* [What you should do]: Omit pictures and quote the listing below line by line, from its start through the line that holds "0.0001, 0.0001, 0.0001, 0.0001, 0.0001, 0.0001, 0.0001, 0.0001];".
— START OF Data —
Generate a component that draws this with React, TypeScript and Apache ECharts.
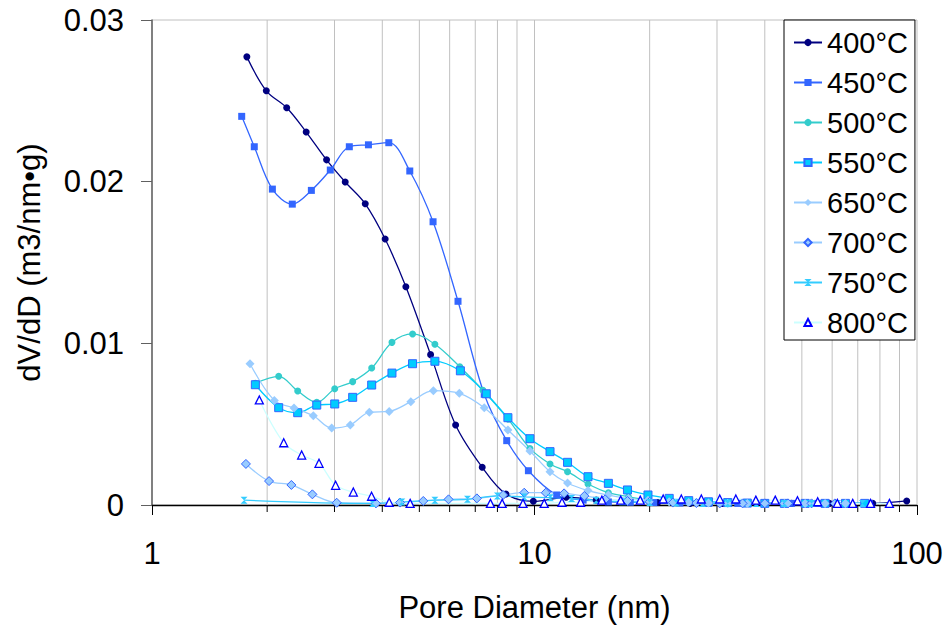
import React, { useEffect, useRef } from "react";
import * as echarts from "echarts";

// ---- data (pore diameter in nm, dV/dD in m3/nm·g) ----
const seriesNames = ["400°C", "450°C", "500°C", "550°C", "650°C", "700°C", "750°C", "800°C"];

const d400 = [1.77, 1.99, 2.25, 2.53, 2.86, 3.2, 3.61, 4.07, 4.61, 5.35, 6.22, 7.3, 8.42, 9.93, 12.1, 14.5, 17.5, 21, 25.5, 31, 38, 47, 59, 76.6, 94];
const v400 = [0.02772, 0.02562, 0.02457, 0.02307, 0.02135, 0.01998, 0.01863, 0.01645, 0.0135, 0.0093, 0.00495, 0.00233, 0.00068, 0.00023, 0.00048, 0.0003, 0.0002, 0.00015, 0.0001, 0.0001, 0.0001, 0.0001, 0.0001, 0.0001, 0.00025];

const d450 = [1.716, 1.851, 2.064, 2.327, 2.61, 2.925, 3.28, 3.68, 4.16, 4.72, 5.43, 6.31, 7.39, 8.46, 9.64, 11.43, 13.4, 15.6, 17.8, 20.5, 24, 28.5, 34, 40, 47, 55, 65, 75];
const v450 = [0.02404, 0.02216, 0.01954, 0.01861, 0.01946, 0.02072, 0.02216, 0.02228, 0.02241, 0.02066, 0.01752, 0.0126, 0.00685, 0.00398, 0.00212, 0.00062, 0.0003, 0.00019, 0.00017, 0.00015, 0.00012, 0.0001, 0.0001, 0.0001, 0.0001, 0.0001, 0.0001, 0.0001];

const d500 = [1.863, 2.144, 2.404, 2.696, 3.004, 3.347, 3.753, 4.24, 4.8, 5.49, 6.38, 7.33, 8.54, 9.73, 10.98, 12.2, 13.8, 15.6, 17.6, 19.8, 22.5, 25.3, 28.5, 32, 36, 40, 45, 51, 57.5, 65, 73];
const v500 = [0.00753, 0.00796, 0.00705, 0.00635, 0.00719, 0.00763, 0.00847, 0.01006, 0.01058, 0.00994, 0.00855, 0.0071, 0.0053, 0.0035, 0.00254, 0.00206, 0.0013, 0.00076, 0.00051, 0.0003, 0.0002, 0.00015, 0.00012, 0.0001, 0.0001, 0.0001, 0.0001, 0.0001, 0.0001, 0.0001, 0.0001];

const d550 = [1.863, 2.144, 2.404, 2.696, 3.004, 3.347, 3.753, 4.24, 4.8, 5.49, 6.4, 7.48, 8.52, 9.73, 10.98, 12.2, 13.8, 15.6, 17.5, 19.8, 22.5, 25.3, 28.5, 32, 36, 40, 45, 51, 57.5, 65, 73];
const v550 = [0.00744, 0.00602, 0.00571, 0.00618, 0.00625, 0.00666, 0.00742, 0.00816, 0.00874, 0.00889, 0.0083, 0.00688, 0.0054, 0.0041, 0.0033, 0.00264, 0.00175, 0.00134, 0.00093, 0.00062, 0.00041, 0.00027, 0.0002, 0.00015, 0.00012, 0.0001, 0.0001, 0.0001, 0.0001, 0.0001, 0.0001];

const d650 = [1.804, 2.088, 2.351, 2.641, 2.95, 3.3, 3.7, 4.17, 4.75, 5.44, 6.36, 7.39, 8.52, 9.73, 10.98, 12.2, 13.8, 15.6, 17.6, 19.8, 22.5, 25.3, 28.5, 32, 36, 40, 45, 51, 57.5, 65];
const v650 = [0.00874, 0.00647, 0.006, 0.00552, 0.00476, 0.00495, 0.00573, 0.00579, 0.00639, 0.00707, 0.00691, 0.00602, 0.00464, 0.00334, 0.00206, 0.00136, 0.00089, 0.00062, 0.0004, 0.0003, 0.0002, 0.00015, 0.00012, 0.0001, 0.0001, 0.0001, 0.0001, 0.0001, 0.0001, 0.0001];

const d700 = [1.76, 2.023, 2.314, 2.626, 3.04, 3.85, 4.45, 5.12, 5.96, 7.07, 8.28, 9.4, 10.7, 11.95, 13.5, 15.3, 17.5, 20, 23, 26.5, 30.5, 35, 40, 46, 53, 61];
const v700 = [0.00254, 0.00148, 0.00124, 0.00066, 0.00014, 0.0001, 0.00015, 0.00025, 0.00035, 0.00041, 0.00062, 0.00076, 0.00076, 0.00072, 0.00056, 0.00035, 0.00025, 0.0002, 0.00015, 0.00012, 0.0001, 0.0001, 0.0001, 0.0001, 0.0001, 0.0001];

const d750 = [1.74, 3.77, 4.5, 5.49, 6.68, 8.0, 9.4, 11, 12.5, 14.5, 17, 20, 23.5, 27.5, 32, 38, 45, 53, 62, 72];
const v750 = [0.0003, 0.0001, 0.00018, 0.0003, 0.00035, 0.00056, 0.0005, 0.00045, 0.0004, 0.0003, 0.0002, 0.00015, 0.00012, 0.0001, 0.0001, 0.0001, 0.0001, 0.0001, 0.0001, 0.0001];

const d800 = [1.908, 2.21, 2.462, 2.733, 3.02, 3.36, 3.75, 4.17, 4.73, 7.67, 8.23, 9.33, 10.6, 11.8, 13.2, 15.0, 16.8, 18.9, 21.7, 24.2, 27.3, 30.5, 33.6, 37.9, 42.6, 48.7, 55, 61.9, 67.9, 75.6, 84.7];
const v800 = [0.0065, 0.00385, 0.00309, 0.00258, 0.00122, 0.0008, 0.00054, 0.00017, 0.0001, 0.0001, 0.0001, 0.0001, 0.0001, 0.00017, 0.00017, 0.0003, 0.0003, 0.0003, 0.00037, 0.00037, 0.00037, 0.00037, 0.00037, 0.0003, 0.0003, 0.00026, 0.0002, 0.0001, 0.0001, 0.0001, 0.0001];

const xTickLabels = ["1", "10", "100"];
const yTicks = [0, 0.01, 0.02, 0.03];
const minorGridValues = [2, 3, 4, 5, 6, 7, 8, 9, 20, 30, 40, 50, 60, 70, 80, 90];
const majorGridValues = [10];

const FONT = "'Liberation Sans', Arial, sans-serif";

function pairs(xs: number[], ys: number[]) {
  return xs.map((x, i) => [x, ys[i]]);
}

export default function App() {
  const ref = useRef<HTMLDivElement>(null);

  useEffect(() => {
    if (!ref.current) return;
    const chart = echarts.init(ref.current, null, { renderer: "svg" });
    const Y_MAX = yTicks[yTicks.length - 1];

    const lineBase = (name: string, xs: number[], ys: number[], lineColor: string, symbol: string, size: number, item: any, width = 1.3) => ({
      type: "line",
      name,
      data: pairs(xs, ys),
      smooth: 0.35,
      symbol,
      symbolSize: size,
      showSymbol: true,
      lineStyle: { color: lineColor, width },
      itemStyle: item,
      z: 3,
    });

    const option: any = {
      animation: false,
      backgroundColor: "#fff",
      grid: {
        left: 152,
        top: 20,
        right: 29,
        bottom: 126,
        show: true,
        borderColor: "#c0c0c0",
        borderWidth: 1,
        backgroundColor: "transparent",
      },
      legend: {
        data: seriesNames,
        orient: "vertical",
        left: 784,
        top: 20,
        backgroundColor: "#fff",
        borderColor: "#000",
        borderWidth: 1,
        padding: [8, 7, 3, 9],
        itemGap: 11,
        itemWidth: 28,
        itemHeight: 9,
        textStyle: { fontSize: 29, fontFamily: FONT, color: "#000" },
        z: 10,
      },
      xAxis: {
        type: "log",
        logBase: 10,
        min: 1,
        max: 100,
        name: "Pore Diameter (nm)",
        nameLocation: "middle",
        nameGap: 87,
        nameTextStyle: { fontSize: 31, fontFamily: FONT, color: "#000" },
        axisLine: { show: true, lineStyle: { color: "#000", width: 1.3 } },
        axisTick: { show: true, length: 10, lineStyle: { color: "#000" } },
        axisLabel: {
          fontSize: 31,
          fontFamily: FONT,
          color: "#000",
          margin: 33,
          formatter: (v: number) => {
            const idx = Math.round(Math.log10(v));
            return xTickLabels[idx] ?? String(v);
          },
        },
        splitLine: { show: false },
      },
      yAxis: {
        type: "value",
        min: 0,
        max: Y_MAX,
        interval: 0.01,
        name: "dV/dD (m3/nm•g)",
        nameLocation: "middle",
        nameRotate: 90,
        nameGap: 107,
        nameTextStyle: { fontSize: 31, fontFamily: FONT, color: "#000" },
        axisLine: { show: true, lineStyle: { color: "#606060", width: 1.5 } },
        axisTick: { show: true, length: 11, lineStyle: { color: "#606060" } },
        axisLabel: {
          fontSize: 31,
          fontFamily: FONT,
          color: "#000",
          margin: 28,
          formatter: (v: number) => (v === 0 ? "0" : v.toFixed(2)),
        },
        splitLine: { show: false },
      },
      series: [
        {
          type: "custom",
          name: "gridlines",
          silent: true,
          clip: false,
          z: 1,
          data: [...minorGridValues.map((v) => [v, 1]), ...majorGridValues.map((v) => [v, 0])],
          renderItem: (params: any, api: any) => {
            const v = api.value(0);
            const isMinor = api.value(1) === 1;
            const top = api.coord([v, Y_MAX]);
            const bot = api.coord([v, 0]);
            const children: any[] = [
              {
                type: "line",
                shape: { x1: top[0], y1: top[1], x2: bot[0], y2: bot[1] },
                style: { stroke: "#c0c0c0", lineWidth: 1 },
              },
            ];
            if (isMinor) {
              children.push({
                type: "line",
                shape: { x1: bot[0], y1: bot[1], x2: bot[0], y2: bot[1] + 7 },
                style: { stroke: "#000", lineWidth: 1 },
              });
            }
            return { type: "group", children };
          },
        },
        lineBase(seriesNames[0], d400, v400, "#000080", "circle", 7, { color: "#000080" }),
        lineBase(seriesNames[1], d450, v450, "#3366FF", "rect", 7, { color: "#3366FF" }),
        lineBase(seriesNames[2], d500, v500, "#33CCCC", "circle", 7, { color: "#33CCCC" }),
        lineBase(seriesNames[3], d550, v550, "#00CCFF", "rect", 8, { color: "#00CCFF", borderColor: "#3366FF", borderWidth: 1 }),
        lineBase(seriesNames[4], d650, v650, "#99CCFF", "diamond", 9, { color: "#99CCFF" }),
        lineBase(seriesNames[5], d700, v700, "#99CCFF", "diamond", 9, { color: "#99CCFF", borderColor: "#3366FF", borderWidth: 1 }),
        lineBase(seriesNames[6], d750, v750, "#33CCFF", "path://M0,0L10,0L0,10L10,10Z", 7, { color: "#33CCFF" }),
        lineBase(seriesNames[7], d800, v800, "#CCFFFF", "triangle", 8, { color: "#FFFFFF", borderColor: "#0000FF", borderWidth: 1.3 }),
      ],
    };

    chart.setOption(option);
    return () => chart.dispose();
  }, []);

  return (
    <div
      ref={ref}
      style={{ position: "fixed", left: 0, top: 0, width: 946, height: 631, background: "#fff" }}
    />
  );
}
— END OF Data —
* [Result of the task]:
Generate a component that draws this with React, TypeScript and Apache ECharts.
import React, { useEffect, useRef } from "react";
import * as echarts from "echarts";

// ---- data (pore diameter in nm, dV/dD in m3/nm·g) ----
const seriesNames = ["400°C", "450°C", "500°C", "550°C", "650°C", "700°C", "750°C", "800°C"];

const d400 = [1.77, 1.99, 2.25, 2.53, 2.86, 3.2, 3.61, 4.07, 4.61, 5.35, 6.22, 7.3, 8.42, 9.93, 12.1, 14.5, 17.5, 21, 25.5, 31, 38, 47, 59, 76.6, 94];
const v400 = [0.02772, 0.02562, 0.02457, 0.02307, 0.02135, 0.01998, 0.01863, 0.01645, 0.0135, 0.0093, 0.00495, 0.00233, 0.00068, 0.00023, 0.00048, 0.0003, 0.0002, 0.00015, 0.0001, 0.0001, 0.0001, 0.0001, 0.0001, 0.0001, 0.00025];

const d450 = [1.716, 1.851, 2.064, 2.327, 2.61, 2.925, 3.28, 3.68, 4.16, 4.72, 5.43, 6.31, 7.39, 8.46, 9.64, 11.43, 13.4, 15.6, 17.8, 20.5, 24, 28.5, 34, 40, 47, 55, 65, 75];
const v450 = [0.02404, 0.02216, 0.01954, 0.01861, 0.01946, 0.02072, 0.02216, 0.02228, 0.02241, 0.02066, 0.01752, 0.0126, 0.00685, 0.00398, 0.00212, 0.00062, 0.0003, 0.00019, 0.00017, 0.00015, 0.00012, 0.0001, 0.0001, 0.0001, 0.0001, 0.0001, 0.0001, 0.0001];

const d500 = [1.863, 2.144, 2.404, 2.696, 3.004, 3.347, 3.753, 4.24, 4.8, 5.49, 6.38, 7.33, 8.54, 9.73, 10.98, 12.2, 13.8, 15.6, 17.6, 19.8, 22.5, 25.3, 28.5, 32, 36, 40, 45, 51, 57.5, 65, 73];
const v500 = [0.00753, 0.00796, 0.00705, 0.00635, 0.00719, 0.00763, 0.00847, 0.01006, 0.01058, 0.00994, 0.00855, 0.0071, 0.0053, 0.0035, 0.00254, 0.00206, 0.0013, 0.00076, 0.00051, 0.0003, 0.0002, 0.00015, 0.00012, 0.0001, 0.0001, 0.0001, 0.0001, 0.0001, 0.0001, 0.0001, 0.0001];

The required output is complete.